The second cover of Aperture’s “Vision & Justice” issue features an Afropunk fashion portrait, “Untitled (Forces of Nature #1)” by Awol Erizku, which appeared in Vogue in 2014. Credit: “2014 © Condé Nast. Courtesy of Vogue.com

“His pride was always so wounded from the expulsion that he never went back to high school,” she said. “As a young person, I was impacted by his choice to become an artist after that event.”

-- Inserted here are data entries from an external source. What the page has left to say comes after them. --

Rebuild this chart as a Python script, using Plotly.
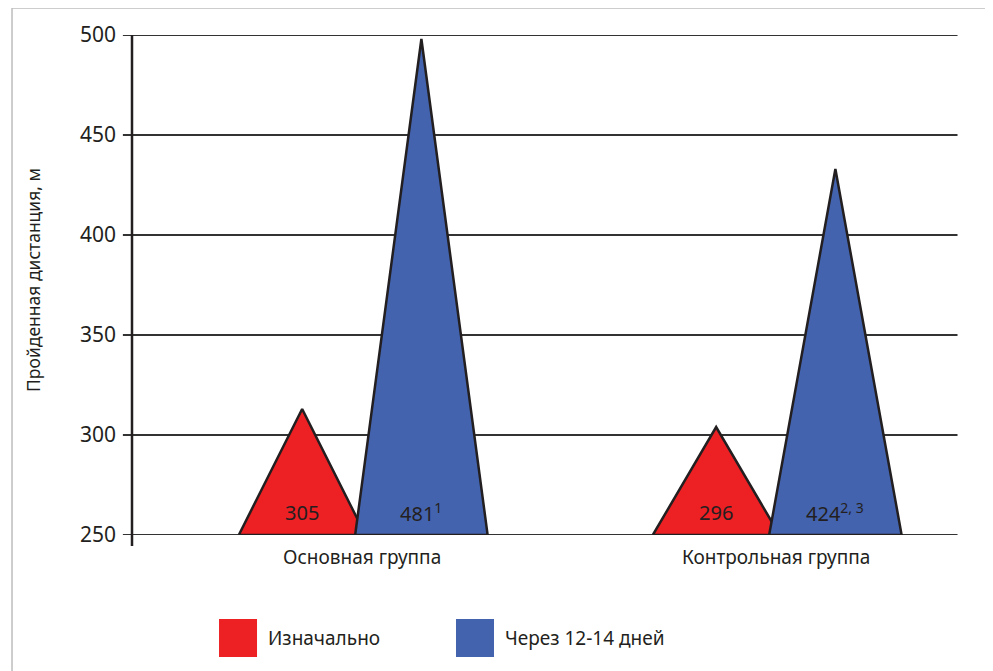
import plotly.graph_objects as go

# ---- data ----
categories = ["Основная группа", "Контрольная группа"]
series_names = ["Изначально", "Через 12-14 дней"]
# apex heights of the drawn triangles
initial_heights = [313, 304]
after_heights = [498, 433]
# printed values
initial_labels = ["305", "296"]
after_labels = ["481<sup>1</sup>", "424<sup>2, 3</sup>"]
y_ticks = [250, 300, 350, 400, 450, 500]

RED = "#ED2024"
BLUE = "#4363AE"
INK = "#231F20"
FONT = "Noto Sans"
BASE = 250

offsets = [-0.145, 0.143]
half_widths = [0.153, 0.160]

fig = go.Figure()

for gi, cat in enumerate(categories):
    for si, (heights, color) in enumerate([(initial_heights, RED), (after_heights, BLUE)]):
        c = gi + offsets[si]
        hw = half_widths[si]
        fig.add_trace(go.Scatter(
            x=[c - hw, c, c + hw, c - hw],
            y=[BASE, heights[gi], BASE, BASE],
            mode="lines", fill="toself", fillcolor=color,
            line=dict(color=INK, width=2.5),
            hoverinfo="skip", showlegend=False,
        ))

annotations = []
# value labels
for si, labels in enumerate([initial_labels, after_labels]):
    for gi, lab in enumerate(labels):
        annotations.append(dict(xref="x", yref="y", x=gi + offsets[si], y=261.5,
                                text=lab, showarrow=False, xanchor="center", yanchor="middle",
                                font=dict(family=FONT, size=20, color=INK)))

shapes = []
# frame
shapes.append(dict(type="rect", xref="paper", yref="paper",
                   x0=-0.1449, x1=1.0338, y0=-0.33, y1=1.054,
                   line=dict(color="#BDBDBD", width=1.5), layer="below"))
# y axis line (extends a bit below the base)
shapes.append(dict(type="line", xref="paper", yref="paper",
                   x0=0, x1=0, y0=-0.022, y1=1,
                   line=dict(color=INK, width=2.5)))
# gridlines incl. tick stubs
for t in y_ticks:
    shapes.append(dict(type="line", xref="paper", yref="y",
                       x0=-0.011, x1=0.997, y0=t, y1=t,
                       line=dict(color="#333333", width=2), layer="below"))

# legend squares
legend_x = [(0.1051, 0.151), (0.3913, 0.4372)]
for (x0, x1), color in zip(legend_x, [RED, BLUE]):
    shapes.append(dict(type="rect", xref="paper", yref="paper",
                       x0=x0, x1=x1, y0=-0.244, y1=-0.168,
                       fillcolor=color, line=dict(width=0)))

for (x0, x1), name in zip(legend_x, series_names):
    annotations.append(dict(xref="paper", yref="paper", x=x1 + 0.011, y=-0.206,
                            text=name, showarrow=False, xanchor="left", yanchor="middle",
                            font=dict(family=FONT, size=19, color=INK)))
annotations.append(dict(xref="paper", yref="paper", x=-0.1196, y=0.51,
                        text="Пройденная дистанция, м", textangle=-90, showarrow=False,
                        xanchor="center", yanchor="middle",
                        font=dict(family=FONT, size=17.5, color=INK)))
for gi, cat in enumerate(categories):
    annotations.append(dict(xref="x", yref="paper", x=gi, y=-0.044,
                            text=cat, showarrow=False, xanchor="center", yanchor="middle",
                            font=dict(family=FONT, size=19, color=INK)))

fig.update_layout(
    width=993, height=671,
    margin=dict(l=124, r=41, t=27, b=144),
    paper_bgcolor="white", plot_bgcolor="white",
    xaxis=dict(range=[-0.556, 1.444], showgrid=False, zeroline=False,
               showticklabels=False, showline=False, fixedrange=True),
    yaxis=dict(range=[BASE, 500], tickvals=y_ticks, showgrid=False, zeroline=False,
               showline=False, ticks="", ticklabelstandoff=15,
               tickfont=dict(family=FONT, size=21, color=INK), fixedrange=True),
    shapes=shapes, annotations=annotations, showlegend=False,
)

fig.write_html("out.html")
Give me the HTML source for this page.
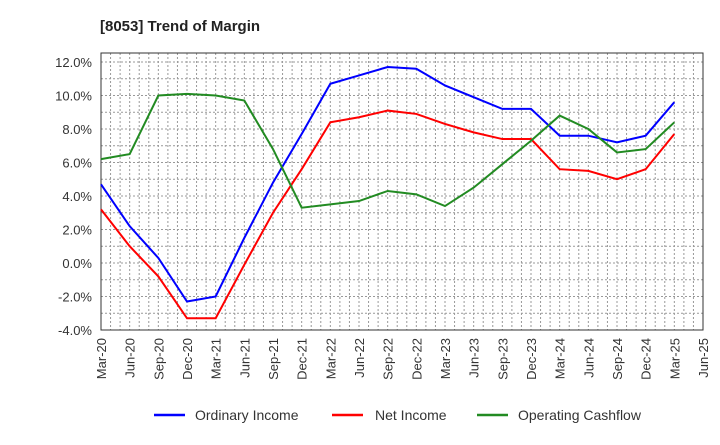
<!DOCTYPE html>
<html><head><meta charset="utf-8"><style>
body{margin:0;background:#fff;font-family:"Liberation Sans",Arial,sans-serif}
svg text{font-family:"Liberation Sans",Arial,sans-serif}
</style></head><body>
<svg id="c" width="720" height="440" xmlns="http://www.w3.org/2000/svg">
<text x="100" y="31" font-size="15" font-weight="bold" fill="#222">[8053]  Trend of Margin</text>
<g id="grid"></g><g id="axes"></g><g id="series"></g>
<g>
<line x1="154" y1="415" x2="185" y2="415" stroke="#0000ff" stroke-width="2.5"/>
<text x="195" y="420" font-size="14" fill="#333">Ordinary Income</text>
<line x1="332" y1="415" x2="363" y2="415" stroke="#ff0000" stroke-width="2.5"/>
<text x="375" y="420" font-size="14" fill="#333">Net Income</text>
<line x1="477" y1="415" x2="508" y2="415" stroke="#228b22" stroke-width="2.5"/>
<text x="518" y="420" font-size="14" fill="#333">Operating Cashflow</text>
</g>
</svg>
<script>
const categories=["Mar-20","Jun-20","Sep-20","Dec-20","Mar-21","Jun-21","Sep-21","Dec-21","Mar-22","Jun-22","Sep-22","Dec-22","Mar-23","Jun-23","Sep-23","Dec-23","Mar-24","Jun-24","Sep-24","Dec-24","Mar-25","Jun-25"];
const ordinaryIncome=[4.7,2.2,0.3,-2.3,-2.0,1.5,4.8,7.7,10.7,11.2,11.7,11.6,10.6,9.9,9.2,9.2,7.6,7.6,7.2,7.6,9.6];
const netIncome=[3.2,1.0,-0.8,-3.3,-3.3,-0.1,3.0,5.6,8.4,8.7,9.1,8.9,8.3,7.8,7.4,7.4,5.6,5.5,5.0,5.6,7.7];
const operatingCashflow=[6.2,6.5,10.0,10.1,10.0,9.7,6.8,3.3,3.5,3.7,4.3,4.1,3.4,4.5,5.9,7.3,8.8,8.0,6.6,6.8,8.4];
const yTicks=[-4,-2,0,2,4,6,8,10,12];
const NS="http://www.w3.org/2000/svg";
const L=101,R=703,T=53,B=330,yMin=-4,yMax=12,yTop=62;
const x=i=>L+(R-L)*i/(categories.length-1);
const y=v=>B-(B-yTop)*(v-yMin)/(yMax-yMin);
function mk(tag,attrs,parent){const e=document.createElementNS(NS,tag);for(const k in attrs)e.setAttribute(k,attrs[k]);document.getElementById(parent).appendChild(e);return e;}
for(let v=yMin;v<=yMax;v+=1){
 const g=mk("line",{x1:L,x2:R,y1:y(v),y2:y(v),stroke:"#999","stroke-dasharray":"2,2","stroke-width":1},"grid");
 
 
}
for(let m=1;m<(categories.length-1)*3;m++){
 const xx=L+(R-L)*m/((categories.length-1)*3);
 const g=mk("line",{x1:xx,x2:xx,y1:T,y2:B,stroke:"#999","stroke-dasharray":"2,2","stroke-width":1},"grid");
 
 
}
const box=mk("rect",{x:L,y:T,width:R-L,height:B-T,fill:"none",stroke:"#333","stroke-width":1},"axes");


yTicks.forEach(v=>{
 const t=mk("text",{x:L-9,y:y(v)+5,"font-size":13,"text-anchor":"end",fill:"#333"},"axes");
 t.textContent=v.toFixed(1)+"%";
 
 
});
categories.forEach((c,i)=>{
 const t=mk("text",{x:0,y:0,"font-size":13,"text-anchor":"end",fill:"#333",transform:`translate(${x(i)+5},${B+8}) rotate(-90)`},"axes");
 t.textContent=c;
 
 
});
[[ordinaryIncome,"#0000ff","ordinary-income-line"],[netIncome,"#ff0000","net-income-line"],[operatingCashflow,"#228b22","operating-cashflow-line"]].forEach(([d,col,name])=>{
 const p=mk("polyline",{points:d.map((v,i)=>x(i)+","+y(v)).join(" "),fill:"none",stroke:col,"stroke-width":2},"series");
 
 
});
</script>
</body></html>
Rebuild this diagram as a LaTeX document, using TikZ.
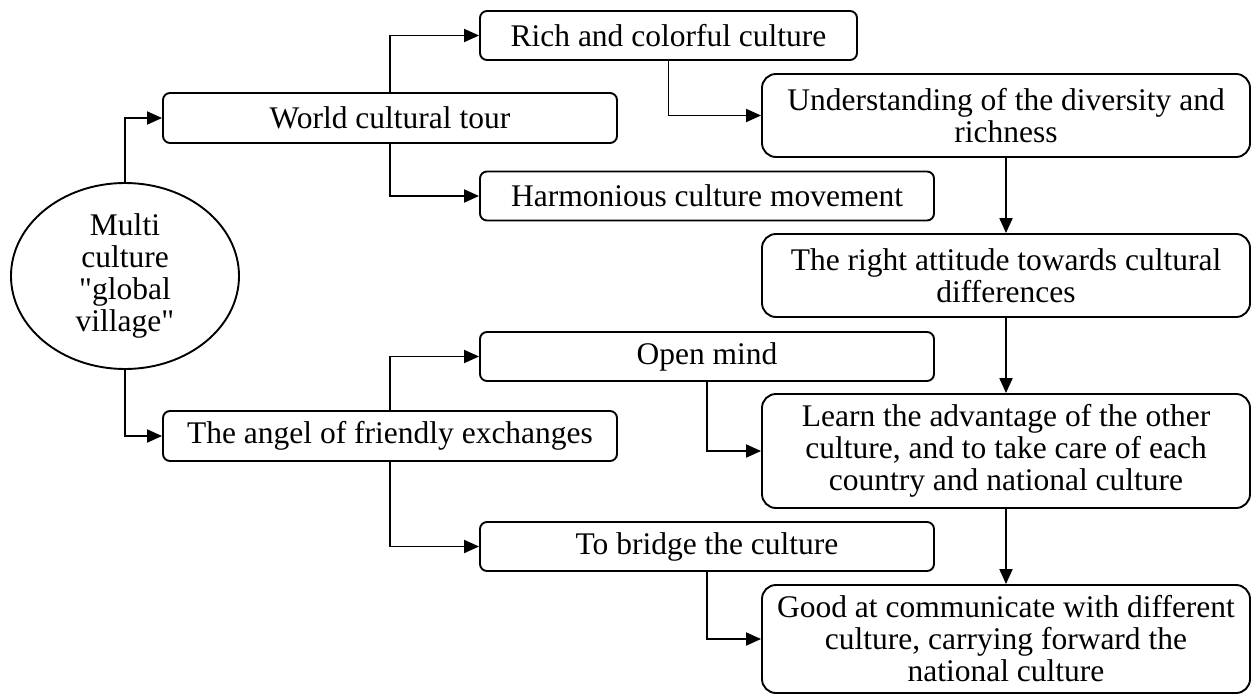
\documentclass[tikz,border=0pt]{standalone}
\usepackage{fontspec}
\setmainfont{Liberation Serif}
\usetikzlibrary{arrows.meta,shapes.geometric}
\begin{document}
\begin{tikzpicture}[x=1pt,y=-1pt,
  txt/.style={font=\fontsize{31.5pt}{32pt}\selectfont, align=center, inner sep=0pt},
  box/.style={txt, draw, line width=1.9pt, rectangle, rounded corners=7pt},
  bigbox/.style={box, rounded corners=14pt, minimum width=488pt},
  midbox/.style={box, minimum width=454pt, minimum height=49pt},
  arr/.style={line width=1.9pt, -{Triangle[length=15pt,width=13pt]}},
  ]
\useasboundingbox (0,0) rectangle (1252,695);
\node[txt, draw, ellipse, line width=1.9pt, minimum width=228pt, minimum height=186pt] (ell) at (125,276) {Multi\\culture\\\textquotedbl global\\village\textquotedbl};
\node[box, minimum width=454pt, minimum height=50pt] (world) at (390,118) {World cultural tour};
\node[box, minimum width=454pt, minimum height=50pt] (angel) at (390,436) {The angel of friendly exchanges};
\node[box, minimum width=377pt, minimum height=49pt] (rich) at (668.5,35.5) {Rich and colorful culture};
\node[midbox] (harm) at (707,196) {Harmonious culture movement};
\node[midbox] (open) at (707,356.5) {Open mind};
\node[midbox] (bridge) at (707,546.5) {To bridge the culture};
\node[bigbox, minimum height=83pt] (und) at (1006,115.5) {Understanding of the diversity and\\richness};
\node[bigbox, minimum height=83pt] (att) at (1006,275.5) {The right attitude towards cultural\\differences};
\node[bigbox, minimum height=114pt] (learn) at (1006,451) {Learn the advantage of the other\\culture, and to take care of each\\country and national culture};
\node[bigbox, minimum height=108pt] (good) at (1006,639) {Good at communicate with different\\culture, carrying forward the\\national culture};
\draw[arr] (ell.north) |- (world.west);
\draw[arr] (ell.south) |- (angel.west);
\draw[arr] (world.north) |- (rich.west);
\draw[arr] (world.south) |- (harm.west);
\draw[arr] (angel.north) |- (open.west);
\draw[arr] (angel.south) |- (bridge.west);
\draw[arr] (rich.south) |- (und.west);
\draw[arr] (open.south) |- (learn.west);
\draw[arr] (bridge.south) |- (good.west);
\draw[arr] (und.south) -- (att.north);
\draw[arr] (att.south) -- (learn.north);
\draw[arr] (learn.south) -- (good.north);
\end{tikzpicture}
\end{document}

At Harvard, she studied social studies and the history of art and architecture, writing her thesis on the resistance of artists of color in the 1960s and ’70s. She helped found the visual arts component of the Harvard Black Arts Festival, and she co-founded the Harvard Concert Commission. After graduating, she spent three years in England on a Marshall scholarship, working at the Courtauld Institute of Art and the Tate Modern in London, then got a job at MoMA. She left the world of curating to get her Ph.D. at Yale University, and published “The Rise,” a bestseller about the role of creativity and failure in art.

Aperture features about 200 images. Some of them (featuring some of the same artists, such as Lorna Simpson and Frazier) will be on display at the Harvard Art Museums. At the heart of both iterations is “Memorial to Martin Luther King Jr.,” the portrait by Benedict J. Fernandez of three young men taken on the day of King’s assassination.

“I find this image stunning,” said Lewis. “The [jacket] pins of King laid out on the bodies of these men, standing like stoic soldiers, hint at the unfurling of an archive. It’s emblematic of the aesthetic funerals that we would see in the wake of the Civil Rights Movement that tied art to contested citizenship.”

Some of the tragedy reads more subtly. In Russell Lee’s “Kitchen of a Farm Security Administrator’s Tenant Purchase Client” (1939), a woman attends to domestic work in a stark all-white kitchen.

“The homogeneity — the insistent whiteness of those cabinets — rhymes with the visual order that turned segregation into an imposed policy,” said Lewis. “There’s a light bulb at the center, but there’s no illumination. There’s a window that looks out onto nothing. It conveys how an image can give voice to the unspeakable.”